Unidentified Man: The conversation was translated, one like this: Nasser: Hello. Will we say the U.S. and England or just the U.S.? Hussein: The U.S. and England. Nasser: By God, I say that I will make an announcement that British and American airplanes are taking part against us, some aircraft carriers, and we will bribe the (unintelligible). Hussein: It's all right.

Mr. McDONOUGH: By the fourth day, Thursday, Israel was on the east bank of the Suez Canal. There was almost a feeling of surprise on both sides - for Israel, at the swiftness of its victory, for the Arabs, at the completeness of it.

(Soundbite of archived "CBS Evening News" broadcast)

Mr. CRONKITE: Eighty-six hours after they've began fighting, Israel and Egypt today agreed to end their war. It was a decisive Israeli victory. Egypt acknowledged defeat by bowing to U.N. ceasefire demands that previously have rejected. Two hours after that announcement, Damascus Radio declared Syria will fight on.

Mr. McDONOUGH: Had common sense prevailed at this moment, we would be talking today about the four-day war, but Syria continued to shell Israel from the Golan Heights. On Friday, Israel turned its full force to the north.

(Soundbite of archived "CBS Evening News" broadcast)

Mr. CRONKITE: Israel invaded Syria today. Tonight, Israeli troops had reached (unintelligible), 15 miles inside Syrian territory.

Mr. McDONOUGH: After a nearly 30-hour battle through Friday and Saturday, Israel took the Golan Heights and was at the outskirts of Damascus. Both sides accepted a ceasefire at 6:30, Saturday afternoon.

(Soundbite of archived "CBS Evening News" broadcast)

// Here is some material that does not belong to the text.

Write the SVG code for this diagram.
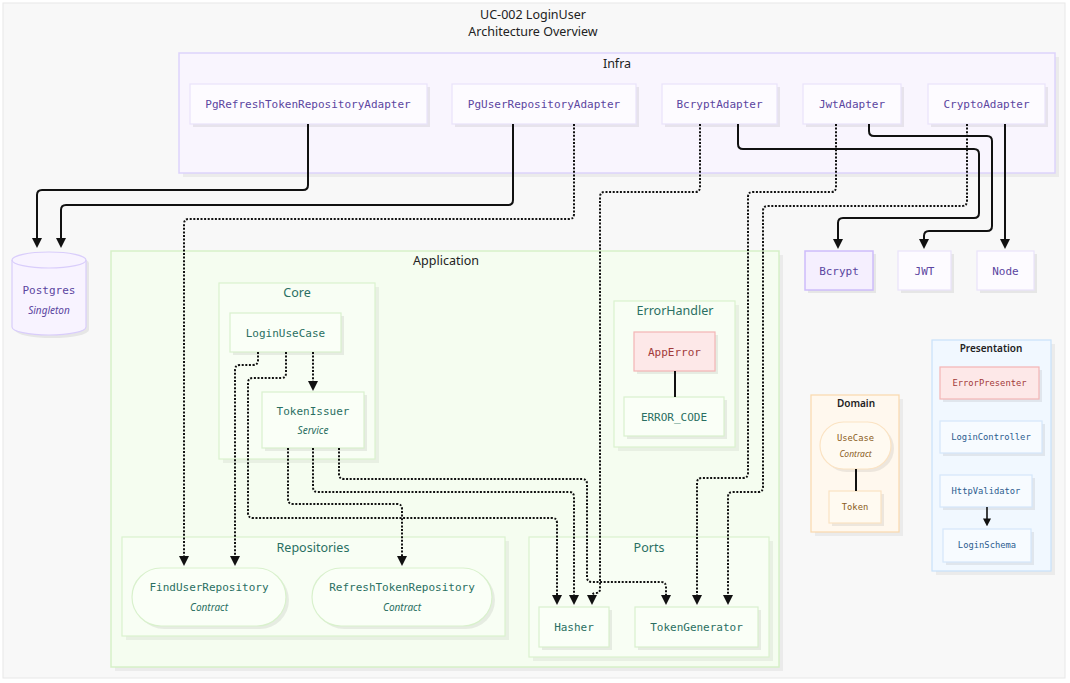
<svg xmlns="http://www.w3.org/2000/svg" width="1070" height="683" viewBox="0 0 1070 683">
<style>
text{font-family:"Noto Sans","Liberation Sans",sans-serif;text-anchor:middle;dominant-baseline:central}
.title{font-size:12.5px;fill:#222}
.glab{font-size:12.5px;fill:#222}
.glabt{font-size:12.5px;fill:#2a6f62}
.glabs{font-size:10px;font-weight:600;fill:#222}
.mono{font-family:"DejaVu Sans Mono","Liberation Mono",monospace;font-size:11px}
.monos{font-family:"DejaVu Sans Mono","Liberation Mono",monospace;font-size:8.8px}
.sub{font-style:italic;font-size:10px}
.subs{font-style:italic;font-size:8.5px}
.sh{fill:#000;opacity:.07}
.shc{fill:#000;opacity:.05}
.inf{fill:#fdfbff;stroke:#e9e3fb;stroke-width:1.2}
.inft{fill:#5b45a0}
.app{fill:#fafff7;stroke:#d9f1cd;stroke-width:1.2}
.appt{fill:#2a6f62}
.err{fill:#fde8e8;stroke:#f3b4b4;stroke-width:1.2}
.errt{fill:#a23a3a}
.pre{fill:#f7fbff;stroke:#d4e7fa;stroke-width:1.2}
.pret{fill:#2c5c8f}
.dom{fill:#fffaf1;stroke:#fbe3c3;stroke-width:1.2}
.domt{fill:#8a5c1c}
.ln{fill:none;stroke:#111;stroke-width:2}
.dt{fill:none;stroke:#111;stroke-width:2;stroke-dasharray:2 1.6}
</style>
<defs>
<marker id="ah" markerUnits="userSpaceOnUse" viewBox="0 0 10 10" refX="2" refY="5" markerWidth="10" markerHeight="10" orient="auto">
<path d="M0,0 L10,5 L0,10 z" fill="#111"/>
</marker>
<marker id="ahs" markerUnits="userSpaceOnUse" viewBox="0 0 10 10" refX="2" refY="5" markerWidth="8" markerHeight="8" orient="auto">
<path d="M0,0 L10,5 L0,10 z" fill="#111"/>
</marker>
</defs>
<rect x="0" y="0" width="1070" height="683" fill="#ffffff"/>
<rect x="3" y="3" width="1062" height="675" fill="#f8f8f8" stroke="#e8e8e8"/>
<text class="title" x="533" y="14">UC-002 LoginUser</text>
<text class="title" x="533" y="31">Architecture Overview</text>

<g id="cluster-infra">
<rect class="shc" x="183" y="57" width="876" height="120"/>
<rect x="179" y="53" width="876" height="120" fill="#f9f5fe" stroke="#ddd3fb" stroke-width="1.5"/>
<text class="glab" x="617" y="63">Infra</text>
</g>
<g id="cluster-application">
<rect class="shc" x="115" y="255" width="668" height="416"/>
<rect x="111" y="251" width="668" height="416" fill="#f5fdf0" stroke="#d6f1c8" stroke-width="1.5"/>
<text class="glab" x="446" y="260">Application</text>
</g>
<g id="cluster-core">
<rect class="shc" x="223" y="287" width="156" height="176"/>
<rect x="219" y="283" width="156" height="176" fill="#f8fef4" stroke="#daf2ce" stroke-width="1.2"/>
<text class="glabt" x="297" y="292">Core</text>
</g>
<g id="cluster-errorhandler">
<rect class="shc" x="618" y="305" width="121" height="146"/>
<rect x="614" y="301" width="121" height="146" fill="#f8fef4" stroke="#daf2ce" stroke-width="1.2"/>
<text class="glabt" x="675" y="310">ErrorHandler</text>
</g>
<g id="cluster-repositories">
<rect class="shc" x="126" y="541" width="383" height="99"/>
<rect x="122" y="537" width="383" height="99" fill="#f8fef4" stroke="#daf2ce" stroke-width="1.2"/>
<text class="glabt" x="313" y="547">Repositories</text>
</g>
<g id="cluster-ports">
<rect class="shc" x="533" y="541" width="240" height="120"/>
<rect x="529" y="537" width="240" height="120" fill="#f8fef4" stroke="#daf2ce" stroke-width="1.2"/>
<text class="glabt" x="649" y="547">Ports</text>
</g>
<g id="cluster-domain">
<rect class="shc" x="815" y="399" width="88" height="137"/>
<rect x="811" y="395" width="88" height="137" fill="#fff8ee" stroke="#fad9ad" stroke-width="1.2"/>
<text class="glabs" x="856" y="403">Domain</text>
</g>
<g id="cluster-presentation">
<rect class="shc" x="936" y="344" width="119" height="231"/>
<rect x="932" y="340" width="119" height="231" fill="#f1f8ff" stroke="#c9e2fa" stroke-width="1.2"/>
<text class="glabs" x="991" y="348">Presentation</text>
</g>

<g id="node-pgrefresh"><rect class="sh" x="193" y="87" width="237" height="40"/><rect class="inf" x="190" y="84" width="237" height="40"/><text class="mono inft" x="308" y="104">PgRefreshTokenRepositoryAdapter</text></g>
<g id="node-pguser"><rect class="sh" x="455" y="87" width="184" height="40"/><rect class="inf" x="452" y="84" width="184" height="40"/><text class="mono inft" x="544" y="104">PgUserRepositoryAdapter</text></g>
<g id="node-bcryptadapter"><rect class="sh" x="665" y="87" width="115" height="40"/><rect class="inf" x="662" y="84" width="115" height="40"/><text class="mono inft" x="719.5" y="104">BcryptAdapter</text></g>
<g id="node-jwtadapter"><rect class="sh" x="806" y="87" width="98" height="40"/><rect class="inf" x="803" y="84" width="98" height="40"/><text class="mono inft" x="852" y="104">JwtAdapter</text></g>
<g id="node-cryptoadapter"><rect class="sh" x="931" y="87" width="117" height="40"/><rect class="inf" x="928" y="84" width="117" height="40"/><text class="mono inft" x="986.5" y="104">CryptoAdapter</text></g>

<g id="node-postgres">
<path class="sh" d="M15,263 A37,8 0 0,1 89,263 V330 A37,8 0 0,1 15,330 Z"/>
<path d="M12,260 A37,8 0 0,1 86,260 V327 A37,8 0 0,1 12,327 Z" fill="#f8f3ff" stroke="#d9cdfb" stroke-width="1.2"/>
<path d="M12,260 A37,8 0 0,0 86,260" fill="none" stroke="#d9cdfb" stroke-width="1.2"/>
<text class="mono inft" x="49" y="290">Postgres</text>
<text class="sub inft" x="49" y="310">Singleton</text>
</g>
<g id="node-bcrypt"><rect class="sh" x="808" y="254" width="68" height="39"/><rect x="805" y="251" width="68" height="39" fill="#f5effe" stroke="#cdbcfa" stroke-width="1.5"/><text class="mono inft" x="839" y="271">Bcrypt</text></g>
<g id="node-jwt"><rect class="sh" x="901" y="254" width="53" height="39"/><rect class="inf" x="898" y="251" width="53" height="39"/><text class="mono inft" x="924.5" y="271">JWT</text></g>
<g id="node-node"><rect class="sh" x="980" y="254" width="57" height="39"/><rect class="inf" x="977" y="251" width="57" height="39"/><text class="mono inft" x="1005.5" y="271">Node</text></g>

<g id="node-loginusecase"><rect class="sh" x="233" y="316" width="111" height="39"/><rect class="app" x="230" y="313" width="111" height="39"/><text class="mono appt" x="285.5" y="333">LoginUseCase</text></g>
<g id="node-tokenissuer"><rect class="sh" x="265" y="395" width="102" height="56"/><rect class="app" x="262" y="392" width="102" height="56"/><text class="mono appt" x="313" y="411">TokenIssuer</text><text class="sub appt" x="313" y="430">Service</text></g>
<g id="node-apperror"><rect class="sh" x="637" y="335" width="81" height="39"/><rect class="err" x="634" y="332" width="81" height="39"/><text class="mono errt" x="674.5" y="352">AppError</text></g>
<g id="node-errorcode"><rect class="sh" x="627" y="400" width="100" height="39"/><rect class="app" x="624" y="397" width="100" height="39"/><text class="mono appt" x="674" y="417">ERROR_CODE</text></g>
<g id="node-finduserrepository"><rect class="sh" x="135" y="571" width="154" height="58" rx="29"/><rect class="app" x="132" y="568" width="154" height="58" rx="29"/><text class="mono appt" x="209" y="587">FindUserRepository</text><text class="sub appt" x="209" y="607">Contract</text></g>
<g id="node-refreshtokenrepository"><rect class="sh" x="315" y="571" width="180" height="58" rx="29"/><rect class="app" x="312" y="568" width="180" height="58" rx="29"/><text class="mono appt" x="402" y="587">RefreshTokenRepository</text><text class="sub appt" x="402" y="607">Contract</text></g>
<g id="node-hasher"><rect class="sh" x="542" y="610" width="70" height="40"/><rect class="app" x="539" y="607" width="70" height="40"/><text class="mono appt" x="574" y="627">Hasher</text></g>
<g id="node-tokengenerator"><rect class="sh" x="638" y="610" width="123" height="40"/><rect class="app" x="635" y="607" width="123" height="40"/><text class="mono appt" x="696.5" y="627">TokenGenerator</text></g>

<g id="node-usecase"><rect class="sh" x="823" y="425" width="71" height="47" rx="23.5"/><rect class="dom" x="820" y="422" width="71" height="47" rx="23.5"/><text class="monos domt" x="855.5" y="438">UseCase</text><text class="subs domt" x="855.5" y="453">Contract</text></g>
<g id="node-token"><rect class="sh" x="832" y="494" width="52" height="32"/><rect class="dom" x="829" y="491" width="52" height="32"/><text class="monos domt" x="855" y="507">Token</text></g>

<g id="node-errorpresenter"><rect class="sh" x="943" y="370" width="99" height="32"/><rect class="err" x="940" y="367" width="99" height="32"/><text class="monos errt" x="989.5" y="383">ErrorPresenter</text></g>
<g id="node-logincontroller"><rect class="sh" x="943" y="424" width="102" height="32"/><rect class="pre" x="940" y="421" width="102" height="32"/><text class="monos pret" x="991" y="437">LoginController</text></g>
<g id="node-httpvalidator"><rect class="sh" x="943" y="478" width="92" height="32"/><rect class="pre" x="940" y="475" width="92" height="32"/><text class="monos pret" x="986" y="491">HttpValidator</text></g>
<g id="node-loginschema"><rect class="sh" x="946" y="532" width="88" height="33"/><rect class="pre" x="943" y="529" width="88" height="33"/><text class="monos pret" x="987" y="545">LoginSchema</text></g>

<g id="connectors">
<path class="ln" marker-end="url(#ah)" d="M308,124 V185 Q308,190 303,190 H42 Q37,190 37,195 V240"/>
<path class="ln" marker-end="url(#ah)" d="M513,124 V200 Q513,205 508,205 H66 Q61,205 61,210 V240"/>
<path class="dt" marker-end="url(#ah)" d="M574,124 V214 Q574,219 569,219 H189 Q184,219 184,224 V558"/>
<path class="dt" marker-end="url(#ah)" d="M700,124 V187 Q700,192 695,192 H605 Q600,192 600,197 V589 Q600,593 596,593 Q592,593 592,597"/>
<path class="ln" marker-end="url(#ah)" d="M738,124 V144 Q738,149 743,149 H974 Q979,149 979,154 V213 Q979,218 974,218 H843 Q838,218 838,223 V241"/>
<path class="dt" marker-end="url(#ah)" d="M836,124 V187 Q836,192 831,192 H753 Q748,192 748,197 V473 Q748,478 743,478 H702 Q697,478 697,483 V597"/>
<path class="ln" marker-end="url(#ah)" d="M869,124 V131 Q869,136 874,136 H987 Q992,136 992,141 V226 Q992,231 987,231 H929 Q924,231 924,236 V241"/>
<path class="dt" marker-end="url(#ah)" d="M967,124 V201 Q967,206 962,206 H768 Q763,206 763,211 V487 Q763,492 758,492 H733 Q728,492 728,497 V597"/>
<path class="ln" marker-end="url(#ah)" d="M1005,124 V241"/>
<path class="dt" marker-end="url(#ah)" d="M258,352 V360 Q258,365 253,365 H240 Q235,365 235,370 V558"/>
<path class="dt" marker-end="url(#ah)" d="M286,352 V373 Q286,378 281,378 H253 Q248,378 248,383 V513 Q248,518 253,518 H552 Q557,518 557,523 V597"/>
<path class="dt" marker-end="url(#ah)" d="M313,352 V383"/>
<path class="dt" marker-end="url(#ah)" d="M288,448 V499 Q288,504 293,504 H397 Q402,504 402,509 V558"/>
<path class="dt" marker-end="url(#ah)" d="M313,448 V487 Q313,492 318,492 H569 Q574,492 574,497 V597"/>
<path class="dt" marker-end="url(#ah)" d="M339,448 V474 Q339,479 344,479 H582 Q587,479 587,484 V577 Q587,582 592,582 H661 Q666,582 666,587 V597"/>
<path class="ln" d="M675,371 V397"/>
<path class="ln" d="M856,469 V491"/>
<path fill="none" stroke="#111" stroke-width="1.6" marker-end="url(#ahs)" d="M987,507 V520"/>
</g>
</svg>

Unidentified Announcer: This is the "CBS Evening News" with Walter Cronkite.

Mr. McDONOUGH: The Six-Day War was now over along with Nasser's dreams of victory.

(Soundbite of archived "CBS Evening News" broadcast)

Mr. CRONKITE: Gamal Abdel Nasser, the most powerful Arab leader of modern times announced his resignation as Egypt's president tonight, in the wake of his country's disastrous military defeat by Israel.

Mr. McDONOUGH: Within hours, Nasser had second thoughts, as everyone knew he would. But if Nasser was a hero in defeat, a future generation of Israeli leaders became heroes in victory. Chief of Staff Yitzhak Rabin and Sinai Commander Ariel Sharon would each become prime minister in his time. They would be among the ones who would have to deal with the more covert consequences of the victory they celebrated 40 years ago this week.

The lesson is life is lived forward, but only understood backwards.

For NPR News, this is John McDonough.